Nehmt daher euer Leben auf dieser Welt nicht so leicht, es ist weit ernster, als ihr es wähnt! Ich, euer Vater, Der die Zukunft, die euch erwartet, besser kennt, sage auch dieses, damit ihr dann nicht über Enttäuschungen klagt, wenn die Verhältnisse und Umstände sich nicht so gestalten wie ihr es in eurem Kopf ausgehegt hattet.
Daher diese vielen Worte, teils für einzelne, teils für alle, daher diese väterlichen Mahnungen, diese Aufklärungen, dieses Einführen in das eigentliche geistige Entsprechungswesen der Worte, damit sie alle Fingerzeige und Wegweiser sein sollen auf eurem Lebensweg, um stets euch zu mahnen, wenn ihr wanken oder vom rechten Weg ablenken wollt, stets dorthin zeigend, wo allein Friede, Trost und Ruhe ist.
So sollt ihr diesen Jahrestag als Abschnitt eines vorübergegangenen, nie mehr zurückkehrenden Lebensabschnitts betrachten, sollt euch ernstlich fragen: Wo war ich?
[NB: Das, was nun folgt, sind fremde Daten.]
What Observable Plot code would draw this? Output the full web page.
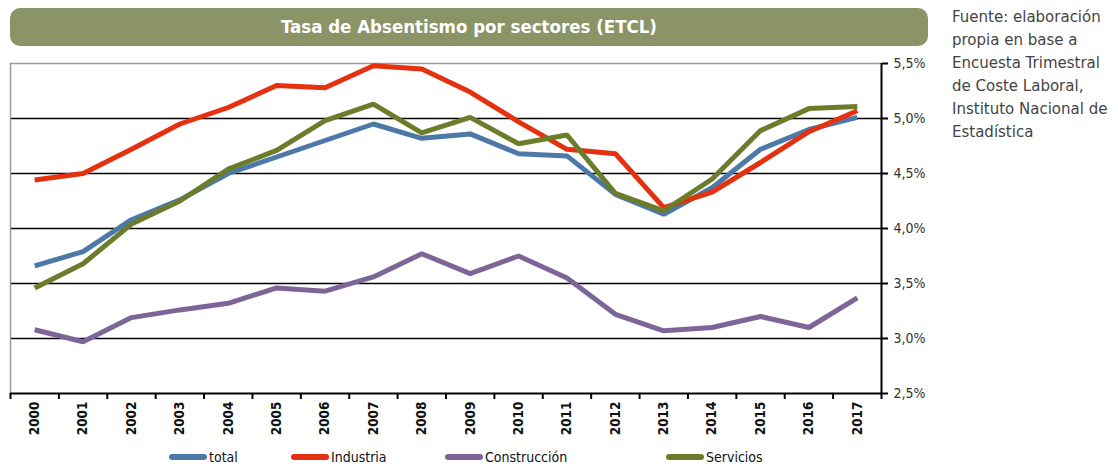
<!DOCTYPE html>
<html><head><meta charset="utf-8">
<script src="https://cdn.jsdelivr.net/npm/d3@7"></script>
<script src="https://cdn.jsdelivr.net/npm/@observablehq/plot@0.6"></script>
<style>
body{margin:0;background:#fff;width:1118px;height:466px;position:relative;overflow:hidden;font-family:"DejaVu Sans Condensed","DejaVu Sans",sans-serif;font-stretch:condensed;}
#chart{position:absolute;left:0;top:0;}
#title{position:absolute;left:10px;top:8px;width:918px;height:38px;border-radius:10px;background:#8b9467;color:#fff;font-weight:bold;font-size:18.5px;line-height:38px;text-align:center;}
#src{position:absolute;left:952px;top:6px;font-family:"DejaVu Sans",sans-serif;font-stretch:normal;font-size:15px;line-height:23px;color:#444;}
#legend{position:absolute;left:0;top:448px;height:18px;width:940px;font-size:14px;color:#111;}
.item{position:absolute;top:0;display:flex;align-items:center;height:18px;}
.sw{display:inline-block;width:38px;height:6px;border-radius:3px;margin-right:2px;}
</style></head>
<body>
<div id="chart"></div>
<div id="title">Tasa de Absentismo por sectores (ETCL)</div>
<div id="src">Fuente: elaboración<br>propia en base a<br>Encuesta Trimestral<br>de Coste Laboral,<br>Instituto Nacional de<br>Estadística</div>
<div id="legend"></div>
<script>
const years = [2000,2001,2002,2003,2004,2005,2006,2007,2008,2009,2010,2011,2012,2013,2014,2015,2016,2017];
const total =        [3.66,3.79,4.08,4.26,4.50,4.65,4.80,4.95,4.82,4.86,4.68,4.66,4.31,4.13,4.37,4.72,4.90,5.01];
const industria =    [4.44,4.50,4.72,4.95,5.10,5.30,5.28,5.48,5.45,5.24,4.97,4.72,4.68,4.19,4.33,4.60,4.88,5.07];
const construccion = [3.08,2.97,3.19,3.26,3.32,3.46,3.43,3.56,3.77,3.59,3.75,3.55,3.22,3.07,3.10,3.20,3.10,3.37];
const servicios =    [3.46,3.68,4.04,4.25,4.54,4.71,4.98,5.13,4.87,5.01,4.77,4.85,4.32,4.16,4.45,4.89,5.09,5.11];
const seriesNames = ["total","Industria","Construcción","Servicios"];
const seriesColors = ["#4d79a9","#e5310f","#7d6597","#6b7c2a"];
const yTicks = [2.5,3.0,3.5,4.0,4.5,5.0,5.5];

const seriesValues = [total, industria, construccion, servicios];
const rows = [];
seriesNames.forEach((s,i)=>years.forEach((y,j)=>rows.push({serie:s,year:y,value:seriesValues[i][j]})));
const bounds = years.map(y=>y-0.5).concat([years[years.length-1]+0.5]);
const yMin = yTicks[0], yMax = yTicks[yTicks.length-1];
const fmt = d => d.toFixed(1).replace(".",",") + "%";
const font = '"DejaVu Sans Condensed","DejaVu Sans",sans-serif';

const chart = Plot.plot({
  width:940, height:466,
  marginTop:63, marginBottom:73, marginLeft:10, marginRight:59,
  x:{type:"linear", domain:[bounds[0], bounds[bounds.length-1]]},
  y:{domain:[yMin,yMax]},
  color:{domain:seriesNames, range:seriesColors},
  style:{fontFamily:font, fontSize:"14px", color:"#222", background:"transparent", fontStretch:"condensed"},
  marks:[
    Plot.ruleY(yTicks.filter(t=>t>yMin && t<yMax), {stroke:"#000", strokeWidth:1.6}),
    Plot.ruleY([yMax], {stroke:"#9a9a9a", strokeWidth:1.5}),
    Plot.ruleX([bounds[0]], {stroke:"#9a9a9a", strokeWidth:1.5}),
    Plot.line(rows, {x:"year", y:"value", z:"serie", stroke:"serie", strokeWidth:5, strokeLinejoin:"miter", strokeLinecap:"butt"}),
    Plot.ruleX([bounds[bounds.length-1]], {stroke:"#000", strokeWidth:2}),
    Plot.ruleY([yMin], {stroke:"#000", strokeWidth:2}),
    Plot.axisY({anchor:"right", ticks:yTicks, tickFormat:fmt, tickSize:6, tickPadding:6, label:null, stroke:"#000", strokeWidth:2, fill:"#333", fontSize:14}),
    Plot.axisX({ticks:bounds, tickFormat:()=>"", tickSize:6, label:null, stroke:"#000", strokeWidth:2}),
    Plot.axisX({ticks:years, tickSize:0, tickRotate:-90, tickPadding:8, tickFormat:d=>String(d), label:null, fontWeight:"bold", fill:"#111", fontSize:13.5})
  ]
});
document.getElementById("chart").appendChild(chart);

const legendLeft = [169,291,445,666];
const leg = document.getElementById("legend");
seriesNames.forEach((s,i)=>{
  const it = document.createElement("div");
  it.className = "item";
  it.style.left = legendLeft[i] + "px";
  it.innerHTML = `<span class="sw" style="background:${seriesColors[i]}"></span><span>${s}</span>`;
  leg.appendChild(it);
});
</script>
</body></html>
Und wo bin ich? Und wohin will und wohin soll ich gehen? – Diese Fragen müssen zur Zufriedenheit einst gelöst werden, sonst ist kein Heil für eure Seele zu hoffen!
„Mein Kind“ zu sein, Ich habe es euch schon oft gesagt, ist nicht so leicht, verlangt ja doch ihr selbst auf Erden und mit euren beschränkten Begriffen, dass eure Kinder euch Ehre machen sollen. Und was ihr, endliche Geschöpfe verlangt, sollte es Mir, dem Herrn alles Geschaffenen, nicht noch mehr zustehen?
Es ist also gerade dieser Jahrestag Meiner ersten Gnadeneröffnungen an euch, wie einst vor mehr als 30 Jahren durch Meinen früheren Schreiber (J. Lorber), wo Ich auch eine kleine Schar auserkoren hatte, bei welchen Ich Selbst der Sämann Meines geistigen Wortes sein wollte. Von jenen sind wenige übrig, die noch auf dem Weg zu Mir geblieben sind wie Ich selben ihnen zeigte; von euch sind beinahe alle noch im Fortschreiten auf der engen Straße des Lichts und der Wahrheit begriffen.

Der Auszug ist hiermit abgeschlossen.